⟨

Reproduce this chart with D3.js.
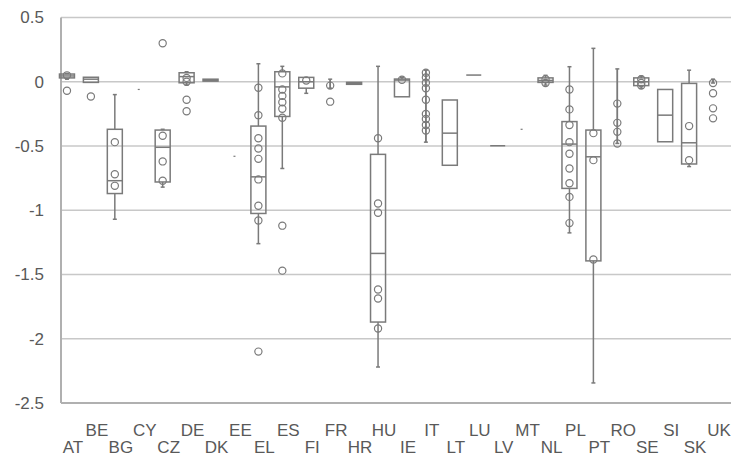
<!DOCTYPE html>
<html>
<head>
<meta charset="utf-8">
<script src="https://cdn.jsdelivr.net/npm/d3@7"></script>
<style>
  body { margin: 0; background: #fff; }
  svg { display: block; font-family: "Liberation Sans", Arial, sans-serif; }
</style>
</head>
<body>
<div id="chart"></div>
<script>
// one entry per country, null where the picture shows nothing
var countries = ["AT","BE","BG","CY","CZ","DE","DK","EE","EL","ES","FI","FR","HR","HU",
                 "IE","IT","LT","LU","LV","MT","NL","PL","PT","RO","SE","SI","SK","UK"];
var whiskerLow  = [0.02, null, -1.07, null, -0.82, -0.026, null, null, -1.26, -0.675, -0.09, -0.05, null, -2.22,
                   null, -0.47, null, null, null, null, -0.026, -1.176, -2.344, -0.48, -0.05, null, -0.66, -0.01];
var boxLow      = [0.03, -0.005, -0.87, null, -0.78, -0.008, 0.005, null, -1.025, -0.27, -0.05, null, -0.02, -1.87,
                   -0.117, null, -0.65, 0.052, -0.498, null, -0.005, -0.83, -1.394, null, -0.03, -0.467, -0.64, null];
var medians     = [0.045, 0.02, -0.77, null, -0.51, 0.04, 0.013, null, -0.74, -0.04, 0.0, null, -0.013, -1.336,
                   0.013, null, -0.40, 0.052, -0.498, null, 0.01, -0.485, -0.584, null, 0.0, -0.26, -0.475, null];
var boxHigh     = [0.06, 0.035, -0.37, null, -0.376, 0.07, 0.02, null, -0.345, 0.078, 0.034, null, -0.005, -0.565,
                   0.021, null, -0.142, 0.052, -0.498, null, 0.03, -0.31, -0.376, null, 0.03, -0.06, -0.013, null];
var whiskerHigh = [0.065, null, -0.10, null, -0.37, 0.078, null, null, 0.14, 0.12, null, 0.02, null, 0.12,
                   0.034, 0.09, null, null, null, null, 0.05, 0.117, 0.26, 0.10, 0.044, null, 0.09, 0.02];
var points = [
  [0.05, -0.07],                                               // AT
  [-0.115],                                                    // BE
  [-0.47, -0.72, -0.81],                                       // BG
  [],                                                          // CY
  [0.30, -0.42, -0.62, -0.77],                                 // CZ
  [0.03, 0.0, -0.14, -0.23],                                   // DE
  [],                                                          // DK
  [],                                                          // EE
  [-0.047, -0.26, -0.44, -0.52, -0.60, -0.76, -0.965, -1.08, -2.10], // EL
  [0.065, -0.06, -0.11, -0.16, -0.21, -0.28, -1.12, -1.47],    // ES
  [0.01],                                                      // FI
  [-0.03, -0.155],                                             // FR
  [],                                                          // HR
  [-0.44, -0.947, -1.02, -1.617, -1.687, -1.92],               // HU
  [0.015],                                                     // IE
  [0.07, 0.034, -0.008, -0.05, -0.14, -0.25, -0.29, -0.337, -0.38], // IT
  [],                                                          // LT
  [],                                                          // LU
  [],                                                          // LV
  [],                                                          // MT
  [0.02, -0.01],                                               // NL
  [-0.06, -0.215, -0.337, -0.47, -0.56, -0.675, -0.79, -0.896, -1.10], // PL
  [-0.40, -0.61, -1.383],                                      // PT
  [-0.17, -0.32, -0.39, -0.48],                                // RO
  [0.02, -0.01, -0.03],                                        // SE
  [],                                                          // SI
  [-0.345, -0.61],                                             // SK
  [-0.01, -0.09, -0.207, -0.285]                               // UK
];
// countries with a single value, drawn as a tiny dash
var singles = [null, null, null, -0.06, null, null, null, -0.58, null, null, null, null, null, null,
               null, null, null, null, null, -0.37, null, null, null, null, null, null, null, null];
var yTicks = [0.5, 0, -0.5, -1, -1.5, -2, -2.5];

var W = 738, H = 459;
var margin = {top: 17.5, right: 7, bottom: 56, left: 61};
var width = W - margin.left - margin.right,
    height = H - margin.top - margin.bottom;

var svg = d3.select("#chart").append("svg")
    .attr("width", W)
    .attr("height", H)
  .append("g")
    .attr("transform", "translate(" + margin.left + "," + margin.top + ")");

var x = d3.scaleBand().domain(countries).range([0, width]);
var y = d3.scaleLinear().domain([-2.5, 0.5]).range([height, 0]);
var shift = -6;       // marks sit a little left of the label centres
var boxW = 15, capW = 4, r = 3.6;
var cx = function(i) { return x(countries[i]) + x.bandwidth() / 2 + shift; };

// gridlines
svg.append("g").selectAll("line")
  .data(yTicks.slice(0, -1)).enter()
  .append("line")
    .attr("x1", 0).attr("x2", width)
    .attr("y1", y).attr("y2", y)
    .style("stroke", "#c8c8c8").style("stroke-width", 1.4);

// axis lines
svg.append("line")
    .attr("x1", 0).attr("x2", width).attr("y1", height).attr("y2", height)
    .style("stroke", "#b0b0b0").style("stroke-width", 2);
svg.append("line")
    .attr("x1", 0).attr("x2", 0).attr("y1", 0).attr("y2", height)
    .style("stroke", "#b0b0b0").style("stroke-width", 2);

// y labels
var yAxis = svg.append("g")
    .call(d3.axisLeft(y).tickValues(yTicks).tickSize(0).tickPadding(17)
      .tickFormat(function(d) { return String(d); }));
yAxis.select(".domain").remove();
yAxis.selectAll("text")
    .style("font-size", "17px").style("fill", "#595959")
    .style("font-family", "'Liberation Sans', Arial, sans-serif");

// x labels, alternating rows
var xAxis = svg.append("g")
    .attr("transform", "translate(0," + height + ")")
    .call(d3.axisBottom(x).tickSize(0));
xAxis.select(".domain").remove();
xAxis.selectAll("text")
    .attr("dy", 0)
    .attr("y", function(d, i) { return i % 2 ? 33 : 50; })
    .style("font-size", "17px").style("fill", "#595959")
    .style("font-family", "'Liberation Sans', Arial, sans-serif");

var marks = svg.append("g")
    .style("stroke", "#7a7a7a").style("fill", "none");

countries.forEach(function(c, i) {
  var px = cx(i);
  var lo = whiskerLow[i], hi = whiskerHigh[i];
  var top = boxHigh[i], bot = boxLow[i];

  // whiskers
  if (hi != null) {
    var from = top != null ? top : (lo != null ? lo : hi);
    marks.append("line").attr("x1", px).attr("x2", px)
      .attr("y1", y(hi)).attr("y2", y(from)).style("stroke-width", 1.5);
    marks.append("line").attr("x1", px - capW / 2).attr("x2", px + capW / 2)
      .attr("y1", y(hi)).attr("y2", y(hi)).style("stroke-width", 1.5);
  }
  if (lo != null) {
    var from2 = bot != null ? bot : (hi != null ? hi : lo);
    marks.append("line").attr("x1", px).attr("x2", px)
      .attr("y1", y(lo)).attr("y2", y(from2)).style("stroke-width", 1.5);
    marks.append("line").attr("x1", px - capW / 2).attr("x2", px + capW / 2)
      .attr("y1", y(lo)).attr("y2", y(lo)).style("stroke-width", 1.5);
  }

  // box
  if (top != null) {
    var h = y(bot) - y(top);
    if (h < 0.5) {
      marks.append("line").attr("x1", px - boxW / 2).attr("x2", px + boxW / 2)
        .attr("y1", y(top)).attr("y2", y(top)).style("stroke-width", 1.5);
    } else {
      marks.append("rect")
        .attr("x", px - boxW / 2).attr("y", y(top))
        .attr("width", boxW).attr("height", h)
        .style("stroke-width", 1.5).style("fill", h < 3 ? "#7a7a7a" : "none");
      marks.append("line").attr("x1", px - boxW / 2).attr("x2", px + boxW / 2)
        .attr("y1", y(medians[i])).attr("y2", y(medians[i])).style("stroke-width", 1.5);
    }
  }

  // individual values
  marks.selectAll(null)
    .data(points[i]).enter()
    .append("circle")
      .attr("cx", px).attr("cy", function(d) { return y(d); })
      .attr("r", r).style("stroke-width", 1.2);

  if (singles[i] != null) {
    marks.append("line").attr("x1", px - 1).attr("x2", px + 1)
      .attr("y1", y(singles[i])).attr("y2", y(singles[i])).style("stroke-width", 1.2);
  }
});
</script>
</body>
</html>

⟩

[Requirements] Only a number is wanted here: how many lines in the data above include the string "with"?

[Task result] 2